The latter offer Hindi and Urdu books on Islamic topics as
well as Muslim wall calenders and pocket almanacs which
depict the Islamic lunar year and accompanying religious
holidays. Magazines of Islamic content commonly circulate
among neighbors having been obtained by a traveller
returning from one of Banaras' Muslim bookshops. Only a very
few deeply religious Muslim families of the nexus send their
children to madarsas in Banaras although a number of
nexus residents have found teaching positions in these
schools.

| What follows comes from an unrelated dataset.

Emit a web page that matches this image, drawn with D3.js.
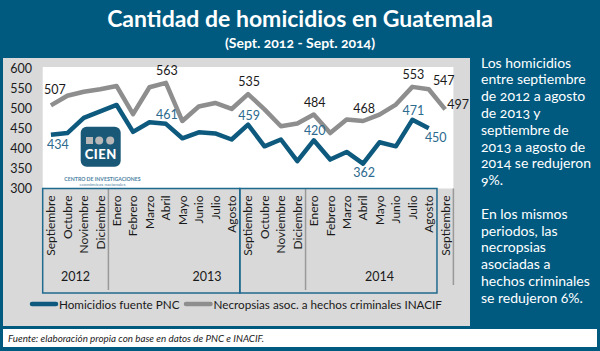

Area Muslims consider Banaras the best location for
the qawwals who are occasionally hired for events.
Far from singing the purely devotional qawwali found
throughout north Indian and Pakistani Sufi dargahs,
these qawwals commonly complement their devotional
songs with entertaining competitions between troupes,
engaging in mutually mocking ridicule and barely-disguised
innuendo.
More
than roads serve as communication links connecting the nexus
to Banaras and the rest of India. The broadcasts of
Akashvani (radio) and Doordarshan (television) which
residents turn to for entertainment and news originate from
the huge, steel and concrete broadcast tower in Banaras.
Patna, Bihar's capital, is too distant for its broadcasts to
be received while the C.N.N., B.B.C., and M.T.V. cable
revolution has not yet reached the area, although some
residents tune in to B.B.C. and Voice of America on their
shortwave radios. The introduction of telephones into parts
of the nexus in 1994 serves to strengthen ties to family
members and college friends in Banaras.